I'm starting to learn about Dirac notation in Quantum Mechanics, and am coming from a pure background. The notes I'm reading states that we assume that the action of the dual space on the state space $V$ induces a Hermitian inner product.
More explicitly if we identify $<\psi|\in V $ with $|\psi>\in V^*$ we define an inner product on $V$ by $(|\psi>,|\phi>)\rightarrow <\psi|\phi>$. This is basically what is written in the notes, and seems to be the way of doing things in QM, but coming from a pure background prompted me to consider its rigour.
Thinking more rigorously I was wondering under what conditions this is true in general?
It feels like I should be doing something like a reverse engineered Riesz Representation Theorem, but I can't work out exactly how. Sorry if this is a stupid/obvious question - I may be a little rusty after a week or so away from maths!

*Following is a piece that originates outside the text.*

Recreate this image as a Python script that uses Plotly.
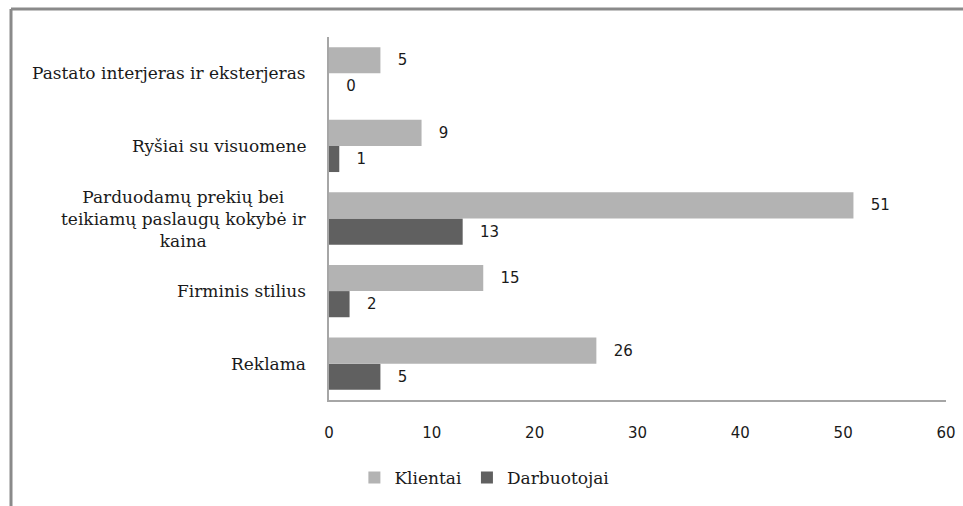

Edit: After a bit more reading and thinking it seems that the more rigorous way to go is the following. Assume that $V$ a Hilbert space, w.r.t. to an inner product which we'll notate by $<\psi|\phi>$. By the Riesz Repn Theorem we know that we may consider $<\psi|$ to be an element of the dual space $V^*$. My question now becomes, why can we assume $V$ a Hilbert space? What's the motivation for that in QM?
Thanks in advance.
I don't understand the question. Let $V$ be a vector space over an arbitrary field $k$ equipped with a function $\langle -, - \rangle : V \times V \to k$ which is linear in the second argument. Then every $v \in V$ gives rise to a dual vector $\langle v, - \rangle : V \to k$ which the Dirac notation denotes by $\langle v |$. (For inner product spaces this assignment is itself conjugate-linear.)
There is no need to appeal to Riesz representation (which is about the converse of this claim) and this has nothing to do with the completeness of the underlying space (although completeness is necessary and sufficient for Riesz representation to hold; is this what you're asking about?).